• What the exercise asks:
Begin with the line containing "Recreate this image" and end with the line containing "(optA.north) -- (inA.south);". Give those lines again exactly, leaving out the images.

###

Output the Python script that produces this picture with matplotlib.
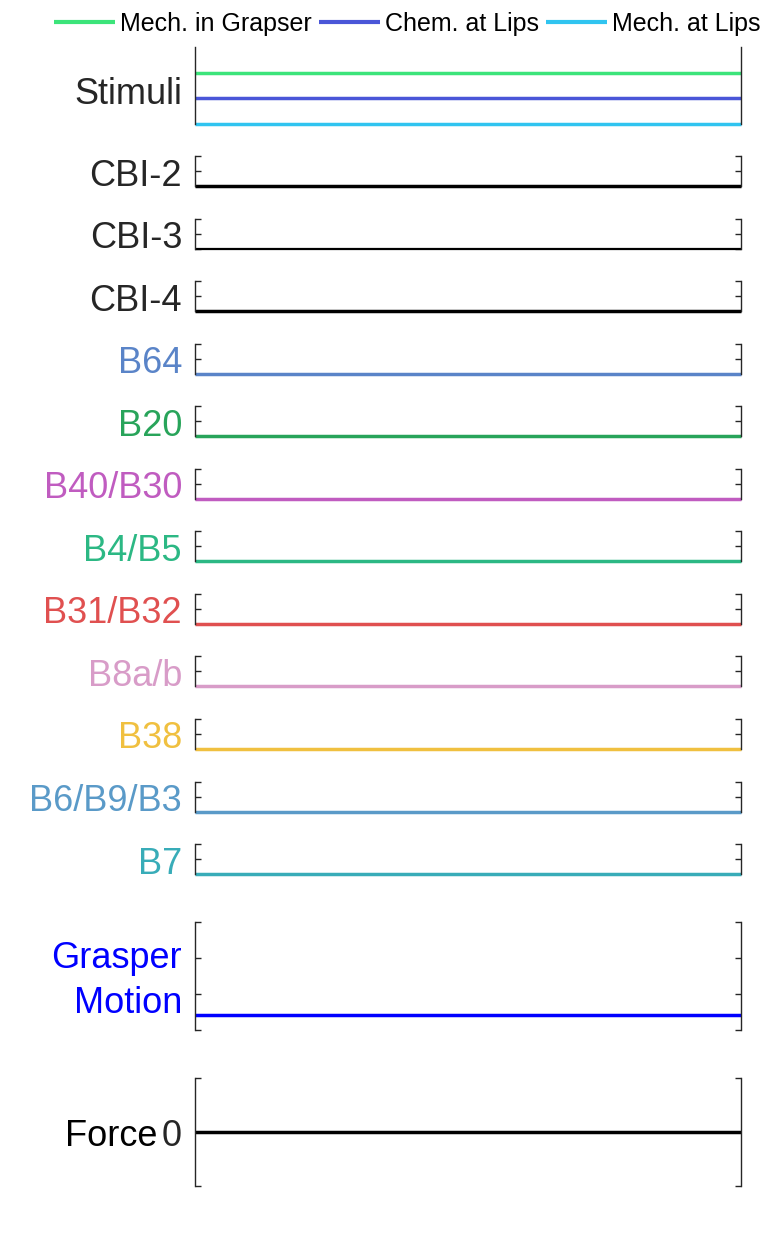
import matplotlib
matplotlib.use("Agg")
import matplotlib.pyplot as plt
import matplotlib.transforms as mtransforms

# time axis and traces (all flat in this figure)
t = [0, 10]

stim_names = ["Mech. in Grapser", "Chem. at Lips", "Mech. at Lips"]
stim_levels = [3, 2, 1]
stim_colors = ["#3ce47a", "#4a56d8", "#30c4f0"]

neuron_names = ["CBI-2", "CBI-3", "CBI-4", "B64", "B20", "B40/B30", "B4/B5",
                "B31/B32", "B8a/b", "B38", "B6/B9/B3", "B7"]
neuron_values = [0, 0, 0, 0, 0, 0, 0, 0, 0, 0, 0, 0]
neuron_colors = ["#000000", "#000000", "#000000", "#5a84c8", "#28a45a", "#c05cc0",
                 "#2cb884", "#e05050", "#d89cc8", "#f0c040", "#5a9ac8", "#38acb8"]
label_colors = ["#262626", "#262626", "#262626"] + neuron_colors[3:]

grasper_value = 0.42
force_value = 0

plt.rcParams["font.family"] = ["Liberation Sans", "DejaVu Sans"]
AX_COL = "#262626"
FS = 26

fig = plt.figure(figsize=(7.81, 12.5), dpi=100)
W, H = 781.0, 1250.0
left = 195 / W
width = 546 / W


def make_ax(top_px, bottom_px):
    ax = fig.add_axes([left, 1 - bottom_px / H, width, (bottom_px - top_px) / H])
    ax.spines["top"].set_visible(False)
    ax.spines["bottom"].set_visible(False)
    for s in ("left", "right"):
        ax.spines[s].set_color(AX_COL)
        ax.spines[s].set_linewidth(1.0)
    ax.set_xticks([])
    ax.set_xlim(t[0], t[-1])
    ax.tick_params(axis="y", direction="in", left=True, right=True, length=4,
                   width=1.0, color=AX_COL, labelcolor=AX_COL, labelsize=FS)
    return ax


def side_label(ax, text, color, xoff_px=13, dy_px=-5, ls=1.2):
    # offset in pixels from the left spine, vertically near the axes middle
    tr = ax.transAxes + mtransforms.ScaledTranslation(-xoff_px / 100, dy_px / 100, fig.dpi_scale_trans)
    ax.text(0, 0.5, text, transform=tr, ha="right", va="center",
            fontsize=FS, color=color, linespacing=ls, multialignment="right")


# stimuli panel
ax = make_ax(47, 124)
for lvl, c, n in zip(stim_levels, stim_colors, stim_names):
    ax.plot(t, [lvl, lvl], color=c, lw=2.5, clip_on=False, label=n, solid_capstyle="butt")
ax.set_ylim(1, 4)
ax.set_yticks([])
side_label(ax, "Stimuli", AX_COL, dy_px=-9)
stim_ax = ax

# neuron panels
for i, (name, val) in enumerate(zip(neuron_names, neuron_values)):
    y_line = 186 + i * 62.55
    ax = make_ax(y_line - 30, y_line)
    lw = 1.6 if name == "CBI-3" else 2.5
    ax.plot(t, [val, val], color=neuron_colors[i], lw=lw, clip_on=False, solid_capstyle="butt")
    ax.set_ylim(0, 1)
    ax.set_yticks([0, 0.5, 1])
    ax.set_yticklabels([])
    side_label(ax, name, label_colors[i])

# grasper motion
ax = make_ax(922, 1030)
ax.plot(t, [grasper_value, grasper_value], color="#0000ff", lw=2.5, solid_capstyle="butt")
ax.set_ylim(0, 3)
ax.set_yticks([0, 1, 2, 3])
ax.set_yticklabels([])
side_label(ax, "Grasper\nMotion", "#0000ff", dy_px=-5, ls=1.4)

# force
ax = make_ax(1078, 1186)
ax.plot(t, [force_value, force_value], color="black", lw=2.5, solid_capstyle="butt")
ax.set_ylim(-1, 1)
ax.set_yticks([-1, 0, 1])
ax.set_yticklabels(["", "0", ""])
ax.tick_params(axis="y", pad=9.5)
side_label(ax, "Force", "black", xoff_px=38, dy_px=-5)

handles, labels = stim_ax.get_legend_handles_labels()
leg = fig.legend(handles, labels, loc="center", bbox_to_anchor=(407 / W, 1 - 24 / H),
                 ncol=3, frameon=False, handlelength=2.44, handletextpad=0.2,
                 columnspacing=0.28, borderpad=0, prop={"size": 18})
for h in leg.get_lines():
    h.set_linewidth(3)

fig.savefig("out.png", dpi=100)
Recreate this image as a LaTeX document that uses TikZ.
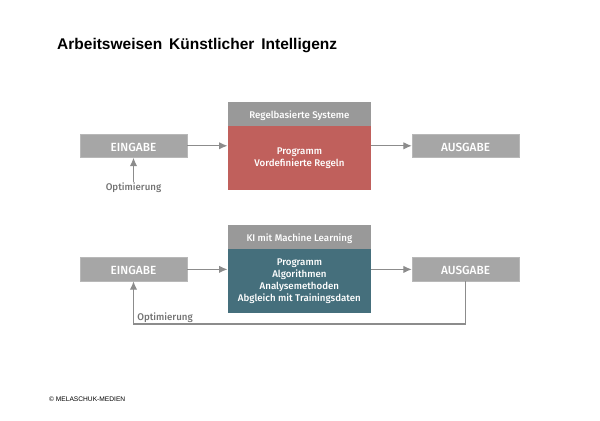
\documentclass[tikz,border=0pt]{standalone}
\usepackage{fontspec}
\setmainfont[BoldFont={Fira Sans Medium}]{Fira Sans}
\newfontfamily\titlefont{Liberation Sans}
\usetikzlibrary{arrows.meta}

\begin{document}
\begin{tikzpicture}[
	box/.style={draw=black!28, fill=black!35, text=white, font=\bfseries\fontsize{11.2}{12}\selectfont, inner sep=0pt, minimum width=3.57cm, minimum height=0.78cm, execute at begin node=\rule{0pt}{10.5pt}},
	headbox/.style={fill=black!40, text=white, font=\bfseries\fontsize{9.2}{10}\selectfont, inner sep=0pt, minimum width=4.78cm, minimum height=0.78cm, execute at begin node=\rule{0pt}{10pt}},
	progbox/.style={text=white, align=center, font=\bfseries\fontsize{9.2}{11.4}\selectfont, inner sep=0pt, minimum width=4.78cm, minimum height=2.13cm, execute at begin node=\rule{0pt}{12.5pt}},
	arr/.style={draw=black!45, line width=1.1pt, -{Latex[length=8pt, width=7pt]}},
	lbl/.style={text=black!55, font=\fontsize{9.2}{10}\selectfont\bfseries, inner sep=0pt}
]
	\definecolor{progred}{HTML}{C0605C}
	\definecolor{progteal}{HTML}{456F7C}
	\useasboundingbox (0.00, 0.00) rectangle (20.00, 14.03);

	\node[anchor=west, inner sep=0pt, font=\titlefont\bfseries\fontsize{14.7}{16}\selectfont] (title) at (1.90, 12.50) {Arbeitsweisen\, Künstlicher\, Intelligenz};

	% upper row
	\node[headbox] (headA) at (9.98, 10.23) {Regelbasierte Systeme};
	\node[progbox, fill=progred] (progA) at (9.98, 8.77) {Programm\\Vordefinierte Regeln};
	\node[box] (inA) at (4.45, 9.17) {EINGABE};
	\node[box] (outA) at (15.52, 9.17) {AUSGABE};
	\node[lbl] (optA) at (4.45, 7.78) {Optimierung};
	\draw[arr] (inA.east) -- (inA.east -| progA.west);
	\draw[arr] (outA.west -| progA.east) -- (outA.west);
	\draw[arr] (optA.north) -- (inA.south);

	% lower row
	\node[headbox] (headB) at (9.98, 6.13) {KI mit Machine Learning};
	\node[progbox, fill=progteal] (progB) at (9.98, 4.67) {Programm\\Algorithmen\\Analysemethoden\\Abgleich mit Trainingsdaten};
	\node[box] (inB) at (4.45, 5.05) {EINGABE};
	\node[box] (outB) at (15.52, 5.05) {AUSGABE};
	\node[lbl, anchor=west] (optB) at (4.57, 3.45) {Optimierung};
	\coordinate (loopB) at (15.52, 3.23);
	\draw[arr] (inB.east) -- (inB.east -| progB.west);
	\draw[arr] (outB.west -| progB.east) -- (outB.west);
	\draw[arr] (outB.south) -- (loopB) -| (inB.south);

	\node[anchor=west, inner sep=0pt, font=\titlefont\fontsize{6.3}{8}\selectfont] (copy) at (1.63, 0.73) {© MELASCHUK-MEDIEN};
\end{tikzpicture}
\end{document}
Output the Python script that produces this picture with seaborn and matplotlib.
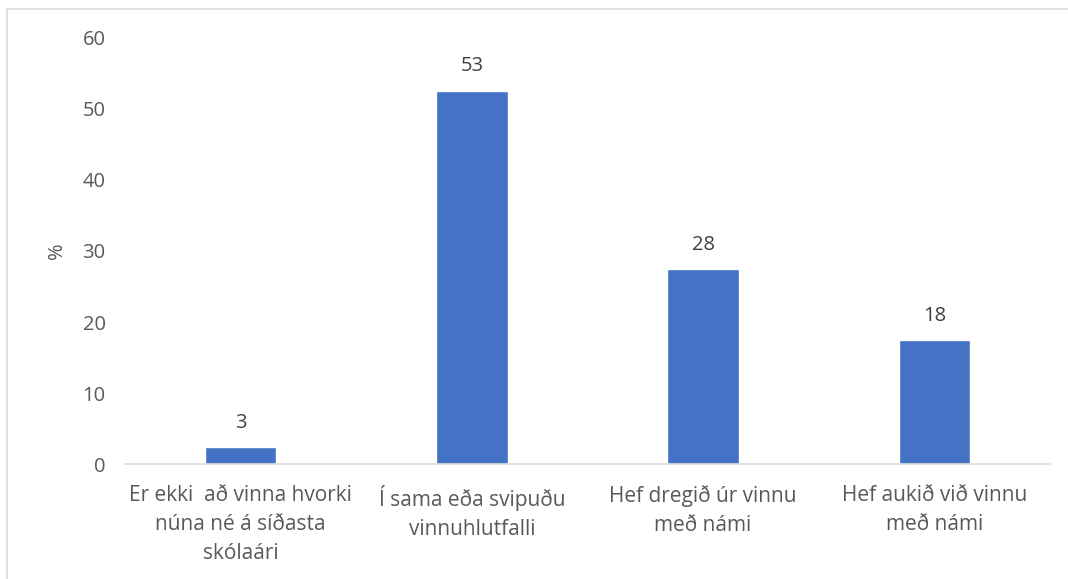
import matplotlib
matplotlib.use("Agg")
import matplotlib.pyplot as plt
import seaborn as sns
import pandas as pd
from matplotlib.patches import Rectangle

categories = [
    "Er ekki  að vinna hvorki\nnúna né á síðasta\nskólaári",
    "Í sama eða svipuðu\nvinnuhlutfalli",
    "Hef dregið úr vinnu\nmeð námi",
    "Hef aukið við vinnu\nmeð námi",
]
values = [2.4, 52.6, 27.5, 17.4]
labels = ["3", "53", "28", "18"]

df = pd.DataFrame({"cat": categories, "val": values})

sns.set_style("white")
plt.rcParams["font.family"] = ["Open Sans", "DejaVu Sans"]

fig = plt.figure(figsize=(10.68, 5.79), dpi=100)
ax = fig.add_axes([125 / 1068, 0.1986, 925 / 1068, 0.7358])

sns.barplot(data=df, x="cat", y="val", color="#4472C4", width=0.31,
            saturation=1, ax=ax)

for i, (v, lab) in enumerate(zip(values, labels)):
    ax.text(i, v + 2.0, lab, ha="center", va="bottom", fontsize=14.5, color="#404040")

ax.set_ylim(0, 60)
ax.set_xlim(-0.5, 3.5)
ax.set_yticks(range(0, 61, 10))
ax.set_xlabel("")
ax.set_ylabel("%", fontsize=14.5, color="#595959")
ax.yaxis.set_label_coords(-58 / 925, 0.5)
ax.tick_params(axis="y", length=0, labelsize=14.5, labelcolor="#595959", pad=14)
ax.tick_params(axis="x", length=0, labelsize=15, labelcolor="#595959", pad=15)
for t in ax.get_xticklabels():
    t.set_multialignment("center")
    t.set_linespacing(1.5)

for s in ["top", "right", "left"]:
    ax.spines[s].set_visible(False)
ax.spines["bottom"].set_color("#D9D9D9")
ax.spines["bottom"].set_linewidth(1.2)

# outer chart border (cropped at right/bottom)
fig.patches.append(Rectangle((7 / 1068, -0.05), 1.2, 1 - 9 / 579 + 0.05,
                             transform=fig.transFigure, fill=False,
                             edgecolor="#D9D9D9", linewidth=1.2))

fig.savefig("out.png", dpi=100)
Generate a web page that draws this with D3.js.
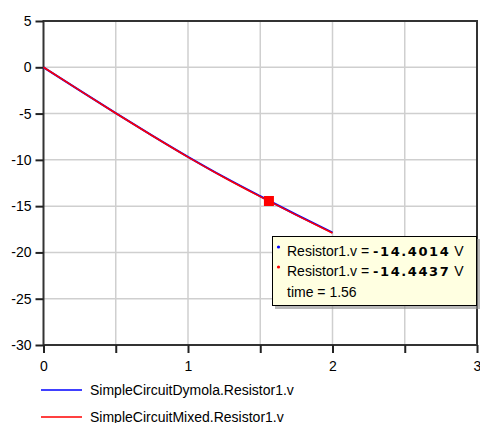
<!DOCTYPE html>
<html>
<head>
<meta charset="utf-8">
<script src="https://cdn.jsdelivr.net/npm/d3@7"></script>
<style>
  body { margin: 0; background: #fff; }
  svg { display: block; }
</style>
</head>
<body>
<script>
// data
var time = [0, 0.25, 0.5, 0.75, 1, 1.25, 1.5, 1.75, 2]
var dymola = [0, -2.49, -4.95, -7.35, -9.67, -11.87, -13.93, -15.93, -17.85]
var mixed = [0, -2.5, -4.97, -7.37, -9.7, -11.9, -13.97, -15.97, -17.9]
var seriesNames = ['SimpleCircuitDymola.Resistor1.v', 'SimpleCircuitMixed.Resistor1.v']
var seriesColors = ['#0000ff', '#ff0000']
var xTicks = [0, 0.5, 1, 1.5, 2, 2.5, 3]
var yTicks = [-30, -25, -20, -15, -10, -5, 0, 5]

// cursor read-out
var cursorTime = 1.56
var cursorValues = [-14.4014, -14.4437]

var w = 480
var h = 423

var svg = d3.select('body')
  .append('svg')
  .attr('width', w)
  .attr('height', h)

var xScale = d3.scaleLinear().domain([0, 3]).range([43.5, 477])
var yScale = d3.scaleLinear().domain([-30, 5]).range([345, 21])

// grid
svg.append('g')
  .selectAll('line')
  .data(xTicks.slice(1, -1))
  .enter()
  .append('line')
  .attr('x1', function (d) { return xScale(d) })
  .attr('x2', function (d) { return xScale(d) })
  .attr('y1', yScale(5))
  .attr('y2', yScale(-30))
  .attr('stroke', '#cfcfcf')
  .attr('stroke-width', 1.5)

svg.append('g')
  .selectAll('line')
  .data(yTicks.slice(1, -1))
  .enter()
  .append('line')
  .attr('x1', xScale(0))
  .attr('x2', xScale(3))
  .attr('y1', function (d) { return yScale(d) })
  .attr('y2', function (d) { return yScale(d) })
  .attr('stroke', '#cfcfcf')
  .attr('stroke-width', 1.5)

// frame
svg.append('rect')
  .attr('x', xScale(0))
  .attr('y', yScale(5))
  .attr('width', xScale(3) - xScale(0))
  .attr('height', yScale(-30) - yScale(5))
  .attr('fill', 'none')
  .attr('stroke', '#333')
  .attr('stroke-width', 2)

// axes
var yAxis = d3.axisLeft(yScale)
  .tickValues(yTicks)
  .tickSize(8)
  .tickPadding(4)
  .tickFormat(function (d) { return String(d) })

var xAxis = d3.axisBottom(xScale)
  .tickValues(xTicks)
  .tickSize(8)
  .tickPadding(8)
  .tickFormat(function (d) { return d % 1 === 0 ? String(d) : '' })

var gy = svg.append('g')
  .attr('transform', 'translate(' + xScale(0) + ',0)')
  .call(yAxis)
var gx = svg.append('g')
  .attr('transform', 'translate(0,' + yScale(-30) + ')')
  .call(xAxis)

;[gx, gy].forEach(function (g) {
  g.select('.domain').remove()
  g.selectAll('line').attr('stroke', '#222').attr('stroke-width', 2)
  g.selectAll('text')
    .attr('font-family', 'Liberation Sans, Arial, sans-serif')
    .attr('font-size', '14px')
    .attr('fill', '#000')
})

// series
var line = d3.line()
  .x(function (d, i) { return xScale(time[i]) })
  .y(function (d) { return yScale(d) })
  .curve(d3.curveMonotoneX)

svg.append('path')
  .datum(dymola)
  .attr('d', line)
  .attr('fill', 'none')
  .attr('stroke', seriesColors[0])
  .attr('stroke-width', 2)

svg.append('path')
  .datum(mixed)
  .attr('d', line)
  .attr('fill', 'none')
  .attr('stroke', seriesColors[1])
  .attr('stroke-width', 1.6)

// cursor marker
svg.append('rect')
  .attr('x', xScale(cursorTime) - 5)
  .attr('y', yScale(cursorValues[1]) - 5)
  .attr('width', 10)
  .attr('height', 10)
  .attr('fill', '#ff0000')

// tooltip
var tip = svg.append('g').attr('transform', 'translate(272,236)')
tip.append('rect')
  .attr('x', 3)
  .attr('y', 3)
  .attr('width', 205)
  .attr('height', 70)
  .attr('fill', '#888')
  .attr('opacity', 0.6)
tip.append('rect')
  .attr('x', 0.5)
  .attr('y', 0.5)
  .attr('width', 204)
  .attr('height', 69)
  .attr('fill', '#ffffe1')
  .attr('stroke', '#000')
  .attr('stroke-width', 1)

cursorValues.forEach(function (v, i) {
  tip.append('circle')
    .attr('cx', 6.5)
    .attr('cy', 11 + i * 20)
    .attr('r', 1.6)
    .attr('fill', seriesColors[i])
  var t = tip.append('text')
    .attr('x', 15)
    .attr('y', 20 + i * 20)
    .attr('font-family', 'Liberation Sans, Arial, sans-serif')
    .attr('font-size', '14px')
    .attr('fill', '#000')
  t.append('tspan').text('Resistor1.v = ')
  t.append('tspan')
    .attr('font-family', 'DejaVu Sans, sans-serif')
    .attr('font-weight', 'bold')
    .attr('font-size', '13px')
    .attr('letter-spacing', '1.6px')
    .text(v.toFixed(4))
  t.append('tspan').text(' V')
})
tip.append('text')
  .attr('x', 15)
  .attr('y', 60.5)
  .attr('font-family', 'Liberation Sans, Arial, sans-serif')
  .attr('font-size', '14px')
  .attr('fill', '#000')
  .text('time = ' + cursorTime)

// legend
var legend = svg.append('g')
  .selectAll('g')
  .data(seriesNames)
  .enter()
  .append('g')
  .attr('transform', function (d, i) { return 'translate(0,' + (390 + i * 27) + ')' })

legend.append('line')
  .attr('x1', 41)
  .attr('x2', 82)
  .attr('stroke', function (d, i) { return seriesColors[i] })
  .attr('stroke-width', 1.5)

legend.append('text')
  .attr('x', 90)
  .attr('y', 5)
  .attr('font-family', 'Liberation Sans, Arial, sans-serif')
  .attr('font-size', '14px')
  .attr('fill', '#000')
  .text(function (d) { return d })
</script>
</body>
</html>
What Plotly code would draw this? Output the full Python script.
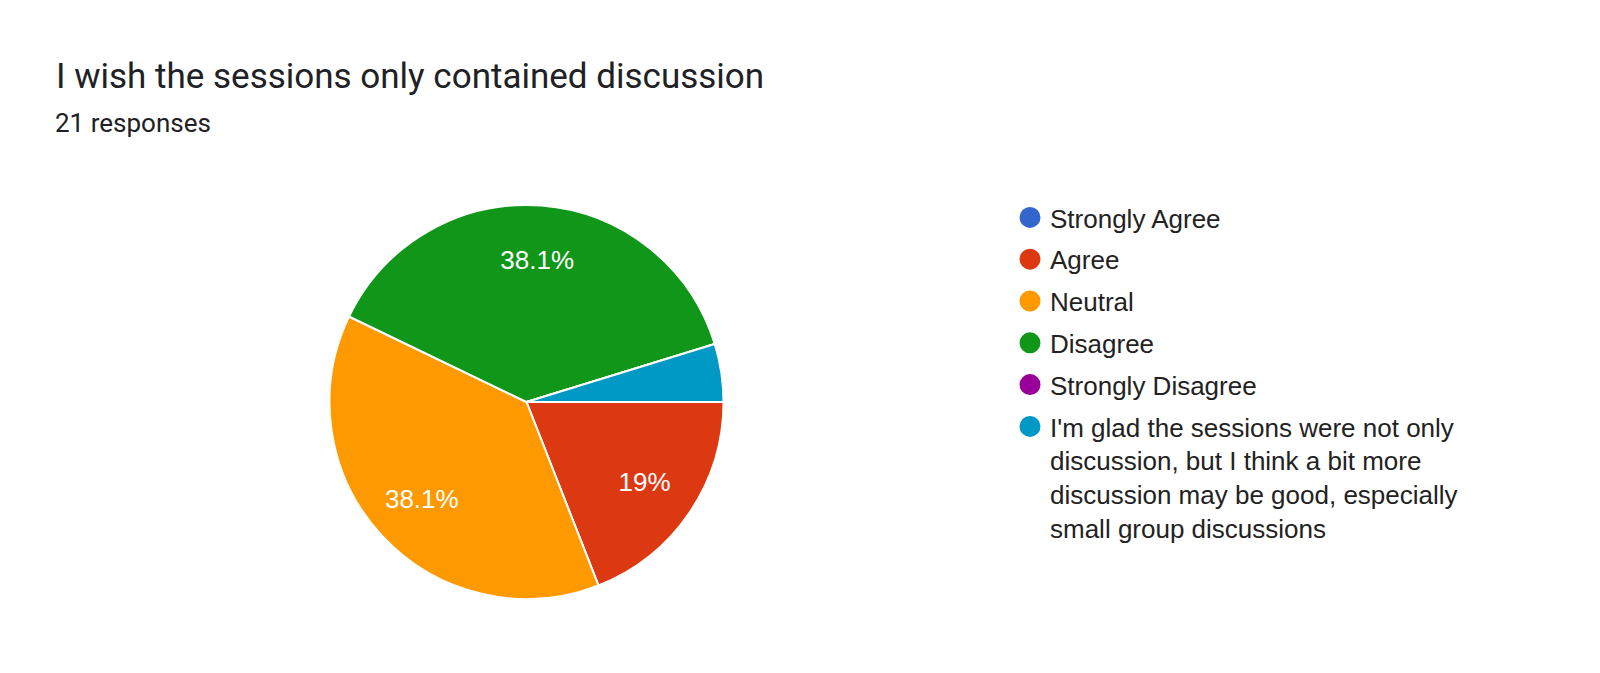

###

• Result of this task:
Recreate this image as a LaTeX document that uses TikZ.
\documentclass[tikz,border=0pt]{standalone}
\usepackage{fontspec}
\setmainfont[BoldFont={Fira Sans Medium}]{Fira Sans}
\newfontfamily\titlefont{Liberation Sans}
\usetikzlibrary{arrows.meta}

\begin{document}
\begin{tikzpicture}[
	box/.style={draw=black!28, fill=black!35, text=white, font=\bfseries\fontsize{11.2}{12}\selectfont, inner sep=0pt, minimum width=3.57cm, minimum height=0.78cm, execute at begin node=\rule{0pt}{10.5pt}},
	headbox/.style={fill=black!40, text=white, font=\bfseries\fontsize{9.2}{10}\selectfont, inner sep=0pt, minimum width=4.78cm, minimum height=0.78cm, execute at begin node=\rule{0pt}{10pt}},
	progbox/.style={text=white, align=center, font=\bfseries\fontsize{9.2}{11.4}\selectfont, inner sep=0pt, minimum width=4.78cm, minimum height=2.13cm, execute at begin node=\rule{0pt}{12.5pt}},
	arr/.style={draw=black!45, line width=1.1pt, -{Latex[length=8pt, width=7pt]}},
	lbl/.style={text=black!55, font=\fontsize{9.2}{10}\selectfont\bfseries, inner sep=0pt}
]
	\definecolor{progred}{HTML}{C0605C}
	\definecolor{progteal}{HTML}{456F7C}
	\useasboundingbox (0.00, 0.00) rectangle (20.00, 14.03);

	\node[anchor=west, inner sep=0pt, font=\titlefont\bfseries\fontsize{14.7}{16}\selectfont] (title) at (1.90, 12.50) {Arbeitsweisen\, Künstlicher\, Intelligenz};

	% upper row
	\node[headbox] (headA) at (9.98, 10.23) {Regelbasierte Systeme};
	\node[progbox, fill=progred] (progA) at (9.98, 8.77) {Programm\\Vordefinierte Regeln};
	\node[box] (inA) at (4.45, 9.17) {EINGABE};
	\node[box] (outA) at (15.52, 9.17) {AUSGABE};
	\node[lbl] (optA) at (4.45, 7.78) {Optimierung};
	\draw[arr] (inA.east) -- (inA.east -| progA.west);
	\draw[arr] (outA.west -| progA.east) -- (outA.west);
	\draw[arr] (optA.north) -- (inA.south);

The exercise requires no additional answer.